Mais je ne pense pas que le Brexit seul représente la fin de la mondialisation. En réalité, il est possible que l'article 50 ne soit jamais invoqué et que le Royaume-Uni reste un état membre de l'UE. Si tel est le cas, alors cela mettra en évidence un autre conflit, dont je parle dans mon livre Inégalités mondiales – poursuite de la mondialisation VS volonté populaire (ou démocratie). Nous pourrions donc avoir une mondialisation avec une démocratie limitée où ceux qui sont contre la mondialisation ne seront pas autorisés à gagner des élections (ou des référendums). 

Dans une interview donnée au Washington Post au mois de juin dernier, Hillary Clinton reconnaissait que la mondialisation avait fait des perdants et que ceux-ci se tournaient dès lors vers les populistes comme Donald Trump. La "solution" n'est-elle pas, enfin, que les partis de gouvernements prennent en compte les dégâts qui ont été effectivement causés par la mondialisation ? En quoi le déni alimente-t-il la poussée populiste ?

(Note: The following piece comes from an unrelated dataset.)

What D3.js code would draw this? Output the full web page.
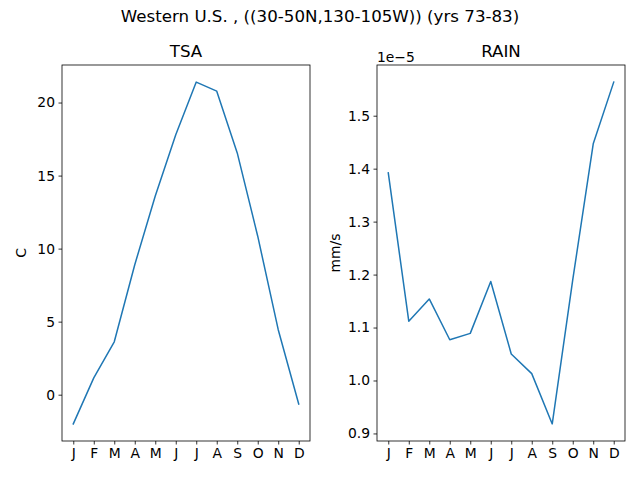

Il me semble contre-productif de nier l'évidence. Il est encourageant de voir qu'Hillary Clinton en a pris conscience et qu'elle reconnaisse - au moins verbalement - la réalité (bien qu'on puisse douter qu'elle fasse quoi que ce soit contre ce phénomène dans la mesure où sa campagne est fortement financée par les milieux d'affaires). Pour accroître leur viabilité, les principaux partis politiques pourraient reconnaitre qu'un groupe significatif d'individus connaît très peu d'augmentation réelle de revenus et lancer des politiques de redistribution (augmentation de la taxation des héritages, subventions à ceux qui possèdent un petit capital, facilitation de l'accès à l'éducation) qui permettraient à la fois d'augmenter les revenus des "perdants" et de réduire l'écart séparant les classes moyennes des élites.  La réduction du coût exorbitant de l'éducation est particulièrement importante aux Etats-Unis (mais aussi en Europe). En effet, payer pour l'éducation des enfants devient de plus en plus hors de portée même dans les familles où les deux parents sont des travailleurs de la classe moyenne. Rien n'a été fait à ce sujet. Mais il est très difficile de prendre des mesures dans ce sens quand les élites contrôlent les partis politiques dans pratiquement tous les pays au travers des financements et de ce que Gramsci appelait l'hégémonie (l'emprise idéologique).  

La question de immigration était la seconde motivation des partisans du Leave : le principe de libre circulation des personnes est-il encore viable après le Brexit ? L'Europe peut-elle encore soutenir qu'il est obligatoirement bénéfique ?

Votre question fait référence à la liberté de mouvement à l'intérieur de l'UE. Le Royaume-Uni fait figure d'exception car dans aucun autre pays européen (y compris la France) le problème ne vient de la liberté de circulation à l'intérieur de l'UE. Le problème (et la peur) sont liés aux arrivées massives de réfugiés et de migrants économiques du Moyen-Orient, d'Asie (Afghanistan, Pakistan, Bangladesh) et d'Afrique. Donc il me semble que la deuxième motivation du vote en faveur du Brexit n'invalidera pas l'idée d'un marché unique européen.  

Au regard de l'expérience, des résistances de la population, quel pourrait être un chemin "raisonnable" permettant de concilier la mondialisation avec les aspirations des classes moyennes occidentales ?

J'ai en partie répondu dans la question 2. Pour que la mondialisation soit compatible avec les intérêts des classes moyennes, ou du moins pour que les classes moyennes (ou ouvrières) occidentales soient moins activement opposées à la mondialisation, des politiques nationales de redistribution doivent être mises en place. Cela ne signifie pas uniquement plus d'impôts pour les riches et plus de redistribution, mais le recours à des politiques de long terme en faveur d'un élargissement de la propriété du capital (après tout, c'est bien Margaret Thatcher qui a parlé de "capitalisme populaire" au début de la mondialisation). Ces politiques devraient également viser à égaliser les niveaux d'éducation, et probablement à introduire des revenus de base garantis par la citoyenneté. Ce dernier point requiert néanmoins une nouvelle approche des politiques migratoires car garantir un revenu significatif (en termes universels) à tous les résidents d'un pays riche pourrait davantage exacerber la migration extra-européenne. C'est pourquoi je suis favorable à l'introduction de plusieurs catégories de résidents (une "citoyenneté graduelle") et au fait d'avoir des migrants qui seraient des travailleurs temporaires tenus de rentrer dans leurs pays d'origine après une période donnée.